THE ART OF LETTING GO
By Keith Jowers | August 25, 2016
From the time, a newborn comes into our life we observe a changing process. Even though they are very dependent on their parents at that time, the development begins, and the journey of growing up is under way. The results often depend on Dad’s success as a parent in learning to let go! Often letting go is more difficult for Mom. However, Dad is so important in being a bedrock encouragement, support, and casting a vision.
As our children grow to the teen stages and begin to show trust and confidence, we begin little by little to let out the rope of life. If suddenly they take a wrong turn, we quickly pull back in that rope to try to get them back in line. For example, if they are trustworthy and really do go to movies when they say they are, then we can give them more opportunities. Or, if they are invited to a party, but come home early because there was drinking, your trust levels and confidence begins to grow. If they are suppose to be studying, and they really make an A on the exam, the rope continues to be let out.
Becoming a mature, responsible adult does not automatically come at a certain age, but is developed over time as parents permit choices, expect reasonable responsibility and practice accountability. Dads, we teach, train and allow values to be taught and caught.
My friend, Dave Ramsey, had a wonderful idea to symbolize the ‘letting go’ efforts of Dads. When his daughter was going off to college, he purchased a gold rope (such as used for draperies), and tied colored ribbons around it to symbolize several areas of her life. A white ribbon to represent purity, a purple ribbon to represent her spiritual walk, one representing her College school colors. He wrapped the golden rope in a wonderful gift box and presented to his daughter the day she left for school. He told her that as her Mom and Dad they had been holding the strings of life and had taught her all the right things. Giving her the rope now represents her taking the rope and flying on her own. It was now up to her if she remained pure, and remained with a close relationship to her God and her family. Dad, this is a challenge to all of us!!! What a wonderful idea!

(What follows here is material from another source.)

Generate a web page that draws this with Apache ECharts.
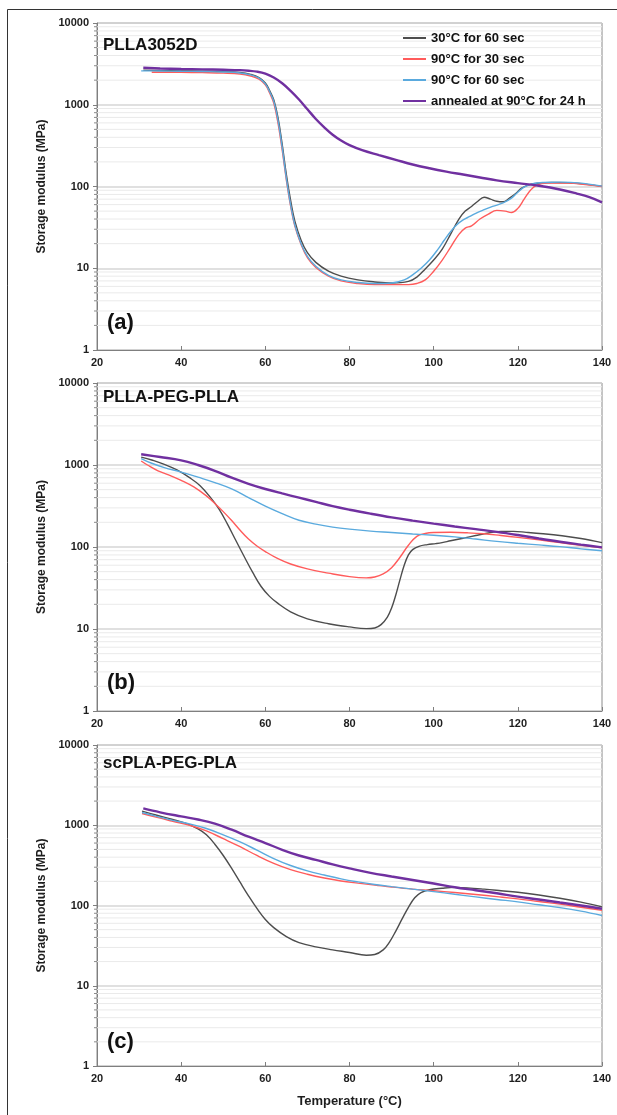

Dr. Dobson described parenting much like flying a kite. We struggle getting the kite up and started, a big rush of wind suddenly sweeps it straight up, then spiraling down to the ground. We change the kite’s tail in an effort to fly higher. We either make it longer, or even may have to make it shorter. We run, run, and run, and start letting out the string. All of sudden the kite is air borne. Inch by inch we continue to let out the string and it becomes a beautiful art piece flying against the stunning blue sky. There it is looking so grand and brilliantly soaring. All of a sudden, you are getting to the end of your string, and the kite begins to tug at your hand. You are at the point if you do not release the string, it will break anyway and suddenly disappear. At least if you let the string go, you can watch it fly away gradually. Abruptly you let go! Suddenly the kite is free, and so are you!
There is an art to letting out the rope until we can let go. This art gives our children the best possibility of being prepared to be set free. As much as it may hurt to let go of the rope, you are still a Dad 4Life…because they will return to the place where they know real love can be found.